§ Set task
Scan the following material for the string "this" and copy each line in which it appears.

§ Dataset extract
════════
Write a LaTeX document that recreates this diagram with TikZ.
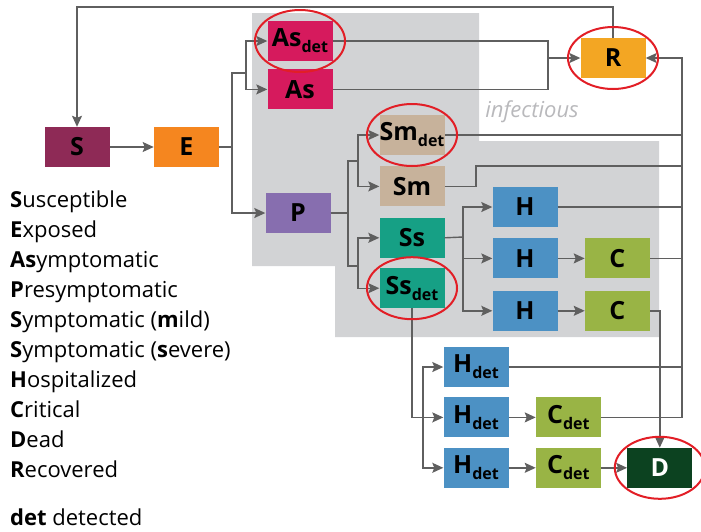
\documentclass[tikz,border=0pt]{standalone}
\usepackage{fontspec}
\setmainfont{Open Sans}
\usetikzlibrary{positioning}
\usetikzlibrary{calc}
\usetikzlibrary{arrows.meta}

\definecolor{sCol}{RGB}{142,42,86}
\definecolor{eCol}{RGB}{245,134,31}
\definecolor{asCol}{RGB}{214,26,93}
\definecolor{pCol}{RGB}{135,110,175}
\definecolor{smCol}{RGB}{199,178,155}
\definecolor{ssCol}{RGB}{22,160,133}
\definecolor{hCol}{RGB}{76,145,196}
\definecolor{cCol}{RGB}{153,180,69}
\definecolor{rCol}{RGB}{243,166,35}
\definecolor{dCol}{RGB}{12,66,32}
\definecolor{bgGray}{RGB}{210,211,213}
\definecolor{lineGray}{RGB}{95,95,95}
\definecolor{infGray}{RGB}{185,185,188}
\definecolor{ringRed}{RGB}{226,30,38}

\newcommand{\detsub}{\raisebox{-6pt}{\fontsize{16}{16}\selectfont det}}

\begin{document}
\begin{tikzpicture}[x=1pt, y=-1pt, >={Stealth[length=11pt,width=10pt,inset=2pt]},
    box/.style={minimum width=65pt, minimum height=40pt, inner sep=0pt, font=\bfseries\fontsize{25}{25}\selectfont},
    flow/.style={draw=lineGray, line width=1.4pt},
    ring/.style={draw=ringRed, line width=2pt},
    legend/.style={anchor=base west, inner sep=0pt, font=\fontsize{22}{22}\selectfont}]
\useasboundingbox (0,0) rectangle (701,531);
\fill[bgGray] (252,13) -- (479,13) -- (479,141) -- (659,141) -- (659,337) -- (335,337) -- (335,266) -- (252,266) -- cycle;
\node[font=\itshape\fontsize{22}{22}\selectfont, text=infGray] (inf) at (532,112) {infectious};

\path
    node[box, fill=sCol] (S) at (77,147) {S}
    node[box, fill=eCol, right=44pt of S] (E) {E}
    node[box, fill=asCol] (Asd) at (300,41) {As\detsub}
    node[box, fill=asCol, below=8pt of Asd] (As) {As}
    node[box, fill=pCol] (P) at (298,213) {P}
    node[box, fill=smCol] (Smd) at (412,135) {Sm\detsub}
    node[box, fill=smCol, below=11pt of Smd] (Sm) {Sm}
    node[box, fill=ssCol, below=11pt of Sm] (Ss) {Ss}
    node[box, fill=ssCol, below=10pt of Ss] (Ssd) {Ss\detsub}
    node[box, fill=hCol] (H1) at (525,207) {H}
    node[box, fill=hCol, below=11pt of H1] (H2) {H}
    node[box, fill=hCol, below=12pt of H2] (H3) {H}
    node[box, fill=cCol, right=27pt of H2] (C1) {C}
    node[box, fill=cCol, right=27pt of H3] (C2) {C}
    node[box, fill=rCol] (R) at (613,58) {R}
    node[box, fill=hCol] (Hd1) at (476,367) {H\detsub}
    node[box, fill=hCol, below=10pt of Hd1] (Hd2) {H\detsub}
    node[box, fill=hCol, below=10pt of Hd2] (Hd3) {H\detsub}
    node[box, fill=cCol, right=27pt of Hd2] (Cd2) {C\detsub}
    node[box, fill=cCol, right=27pt of Hd3] (Cd3) {C\detsub}
    node[box, fill=dCol, text=white, right=26pt of Cd3] (D) {D};

% junctions
\coordinate (ej) at (232,73);
\coordinate (aj) at (246,73);
\coordinate (rj) at (548,58);
\coordinate (loop) at (77,7);
\coordinate (pj1) at (348,161);
\coordinate (pj2) at (358,161);
\coordinate (pj3) at (348,266);
\coordinate (pj4) at (358,266);
\coordinate (smk) at (476,166);
\coordinate (sj) at (463,237);
\coordinate (hj) at (423,417);
\coordinate (bus) at (682,58);

\draw[flow, ->] (S) -- (E);
\draw[flow] (E.east) -| (ej) -- (aj);
\draw[flow, ->] (aj) |- (Asd.west);
\draw[flow, ->] (aj) |- (As.west);
\draw[flow, ->] (ej) |- (P.west);
\draw[flow] (Asd.east) -| (rj);
\draw[flow] (As.east) -| (rj);
\draw[flow, ->] (rj) -- (R.west);
\draw[flow, ->] (R.north) |- (loop) -- (S.north);

\draw[flow] (P.east) -| (pj1) -- (pj2);
\draw[flow] (P.east) -| (pj3) -- (pj4);
\draw[flow, ->] (pj2) |- (Smd.west);
\draw[flow, ->] (pj2) |- (Sm.west);
\draw[flow, ->] (pj4) |- (Ss.west);
\draw[flow, ->] (pj4) |- (Ssd.west);

\draw[flow] (Ss.east) -- (sj);
\draw[flow, ->] (sj) |- (H1.west);
\draw[flow, ->] (sj) |- (H2.west);
\draw[flow, ->] (sj) |- (H3.west);
\draw[flow, ->] (H2) -- (C1);
\draw[flow, ->] (H3) -- (C2);
\draw[flow, ->] (C2.east) -| (D.north);

\draw[flow, ->] (Ssd.south) |- (Hd2.west);
\draw[flow, ->] (hj) |- (Hd1.west);
\draw[flow, ->] (hj) |- (Hd3.west);
\draw[flow, ->] (Hd2) -- (Cd2);
\draw[flow, ->] (Hd3) -- (Cd3);
\draw[flow, ->] (Cd3) -- (D);

\draw[flow, ->] (Cd2.east) -| (bus) -- (R.east);
\draw[flow] (Smd.east) -- (Smd.east -| bus);
\draw[flow] (Sm.east) -| (smk) -- (smk -| bus);
\draw[flow] (H1.east) -- (H1.east -| bus);
\draw[flow] (C1.east) -- (C1.east -| bus);
\draw[flow] (Hd1.east) -- (Hd1.east -| bus);

\foreach \n in {Asd, R, Smd, Ssd, D}
    \draw[ring] (\n) ellipse (45 and 31);

\foreach \txt [count=\i from 0] in {{\textbf{S}usceptible}, {\textbf{E}xposed}, {\textbf{As}ymptomatic},
    {\textbf{P}resymptomatic}, {\textbf{S}ymptomatic (\textbf{m}ild)}, {\textbf{S}ymptomatic (\textbf{s}evere)},
    {\textbf{H}ospitalized}, {\textbf{C}ritical}, {\textbf{D}ead}, {\textbf{R}ecovered}}
    \node[legend] (lg\i) at (10,{207+30*\i}) {\txt};
\node[legend] (lgdet) at (10,525) {\textbf{det} detected};
\end{tikzpicture}
\end{document}
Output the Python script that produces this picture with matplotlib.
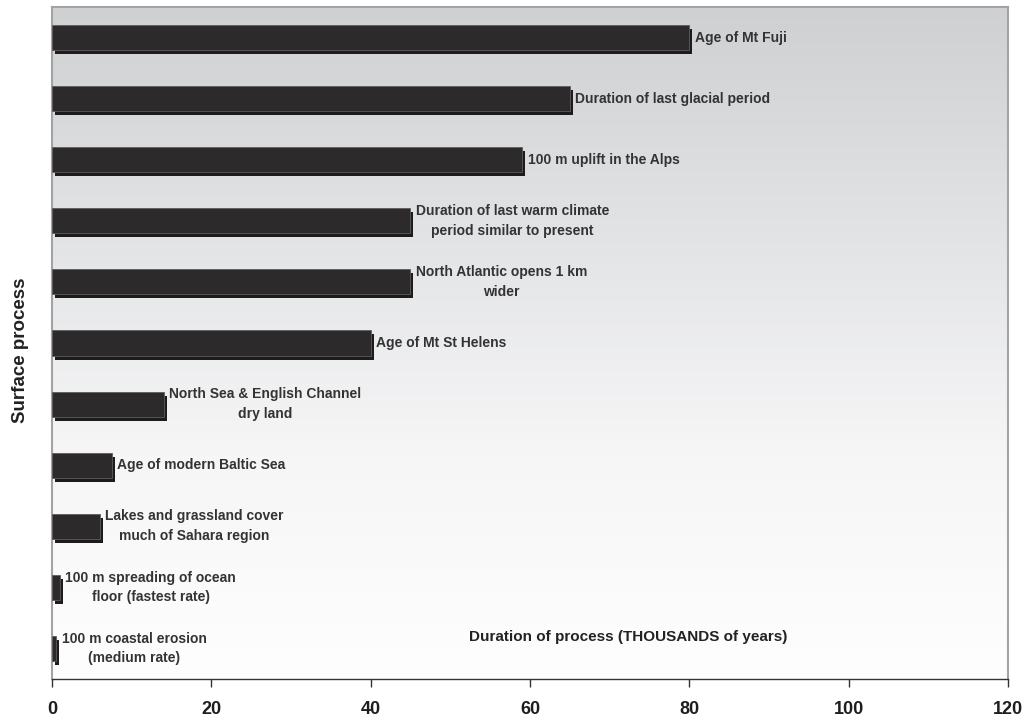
import numpy as np
import matplotlib
matplotlib.use("Agg")
import matplotlib.pyplot as plt
import matplotlib.transforms as mtransforms

# Surface processes and their durations (thousands of years), top to bottom
processes = [
    "Age of Mt Fuji",
    "Duration of last glacial period",
    "100 m uplift in the Alps",
    "Duration of last warm climate\nperiod similar to present",
    "North Atlantic opens 1 km\nwider",
    "Age of Mt St Helens",
    "North Sea & English Channel\ndry land",
    "Age of modern Baltic Sea",
    "Lakes and grassland cover\nmuch of Sahara region",
    "100 m spreading of ocean\nfloor (fastest rate)",
    "100 m coastal erosion\n(medium rate)",
]
durations = [80, 65, 59, 45, 45, 40, 14, 7.5, 6, 1, 0.5]
xticks = [0, 20, 40, 60, 80, 100, 120]

plt.rcParams["font.family"] = ["Liberation Sans", "DejaVu Sans"]
plt.rcParams["font.weight"] = "bold"

fig = plt.figure(figsize=(10.29, 7.2), dpi=100)
ax = fig.add_axes([0.0505, 0.0569, 0.9291, 0.9334])

n = len(processes)
ypos = np.arange(n)

# vertical gray-to-white gradient background
grad = np.linspace(0, 1, 256).reshape(-1, 1)
cmap = matplotlib.colors.LinearSegmentedColormap.from_list(
    "bg", ["#fefefe", "#f6f6f7", "#e2e3e5", "#cfd0d2"])
ax.imshow(grad, extent=[0, 1, 0, 1], transform=ax.transAxes, aspect="auto",
          cmap=cmap, origin="lower", zorder=0)

bar_h = 0.41
# drop shadow: same bars shifted right/down by a few pixels
shadow = ax.transData + mtransforms.ScaledTranslation(3 / 100, -4 / 100, fig.dpi_scale_trans)
ax.barh(ypos, durations, height=bar_h, color="#1d1b1c", transform=shadow, zorder=2)
ax.barh(ypos, durations, height=bar_h, color="#2d2a2b", edgecolor="#5e5c5d",
        linewidth=0.6, zorder=3)

for y, v, lab in zip(ypos, durations, processes):
    ax.annotate(lab, xy=(v, y), xytext=(4, 0), textcoords="offset points",
                ha="left", va="center", multialignment="center",
                fontsize=10, fontweight="bold", color="#333333",
                linespacing=1.52, zorder=4)

ax.set_xlim(0, 120)
ax.set_ylim(n - 0.5, -0.5)
ax.set_xticks(xticks)
ax.set_xticklabels([str(t) for t in xticks], fontsize=13, fontweight="bold",
                   color="#1e1e1e")
ax.set_yticks([])
ax.tick_params(axis="x", length=6, width=1, color="#333333", pad=10)

for side in ("left", "top", "right"):
    ax.spines[side].set_color("#a3a3a3")
    ax.spines[side].set_linewidth(1.5)
ax.spines["bottom"].set_color("#333333")
ax.spines["bottom"].set_linewidth(1.0)

ax.text(0.6025, 0.0626, "Duration of process (THOUSANDS of years)",
        transform=ax.transAxes, ha="center", va="center", fontsize=11,
        fontweight="bold", color="#222222", zorder=4)

fig.text(0.0195, 0.514, "Surface process", rotation=90, ha="center",
         va="center", fontsize=13.5, fontweight="bold", color="#222222")

fig.savefig("out.png", dpi=100)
════════
§ Written answer
Write a LaTeX document that recreates this diagram with TikZ.
Output the Python script that produces this picture with matplotlib.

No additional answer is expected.